BOSTON -- If you met Brooke Katz, you would see a determined college student with a bright future. But growing up, Brooke harbored a secret -- she was tortured by an enemy she couldn't reveal, one that threatened her family and filled her thoughts with violence.
NewsCenter 5's Medical Editor Dr. Timothy Johnson opens the door to a world seldom seen -- the world of psychosis.
Every day, Brooke Katz leaves her Boston condo and rides the T to Simmons College, where she's studying to be a nurse.
But what you can't see in this driven 24-year-old is the dark world she for years kept secret.
"People at school say, 'You? Really?' And they're curious, they want to know more," she said.
Brooke was born healthy, and as she grew, her parents realized she was special.
"Brooke was never normal. She was above normal. She was more active, more excited, brighter and we really enjoyed that part of her," Brooke's father, Frank Katz, said.
But what no one knew -- not even her parents -- was starting in the third grade, she was being terrorized.
"I'd be sitting in class and look out the window and there would be these huge men, with guns and knives and they'd be staring at me and threatening me," she said.
There were voices, too, telling her to harm herself and others -- on the soccer field, on the playground -- turning her childhood dreams into a maze of violent thoughts.
"They carried guns sometimes but this time, they each had a big knife. I would be home in bed and then I would blink, and I would be at the video store. I stood in the shower, contemplating life and death. How would I kill myself?" Brooke said. "I would look at someone and then they would get stuck in my head, and I would start violently torturing them inside my head, and I wouldn't hurt anyone, but they would be in my head, these violent thoughts."
Through her early teen years, the voices hovered, threatening that if she told anyone, her family would be killed. By the time she turned 17, the stress was overwhelming. One night, she became distraught. Her parents -- who still had no clue of Brooke's inner terror, rushed her to the emergency room.
"As a mother, I can admit, I worried about everything. I worried about children doing drugs, and getting in with the wrong crowds and getting home late and driving after curfew. Every single thing I could possibly worry about, I did. It was never on my radar screen, to worry about mental illness," Brooke's mother, Elsie Katz, said.
Brooke has schizophrenia -- an illness that affects 1 in every 100 people. Brooke's disease started much younger than usual and led to many years in and out of hospitals.
"It is a scary disease because we don't understand it. It is the one disease that scares us because it fundamentally changes what makes us human," schizophrenia specialist Dr. Stephen Heckers said.
Heckers said that while about one-third of those who have the disease will remain institutionalized for most of their lives, many can, with the right treatment, have a job and live independently.
"It is possible for a patient with schizophrenia to suffer an illness for months or years, but then completely remit and become healthy again," he said.

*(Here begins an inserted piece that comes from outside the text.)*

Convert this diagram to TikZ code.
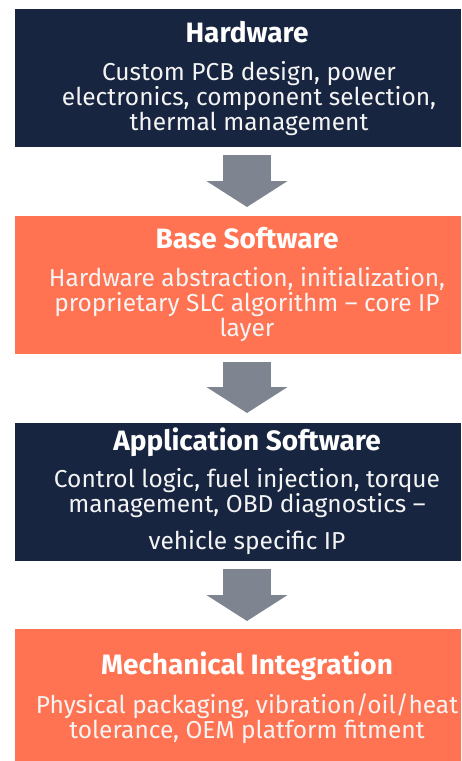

Today, Brooke's thoughts are clearer than they've ever been. With new medication, it's been 16 months since she was last hospitalized. She's hoping to work someday with kids who have mental illness.
She's written a book detailing her story and her success -- a message of hope.
"I was so bad I had top doctors tell me I'll never get better. Very top doctors -- 'You'll be in institutions the rest of your life. You'll never graduate from school. You'll never have a family,' and I will have a family, and I will graduate from school, and I do have a life," Brooke said.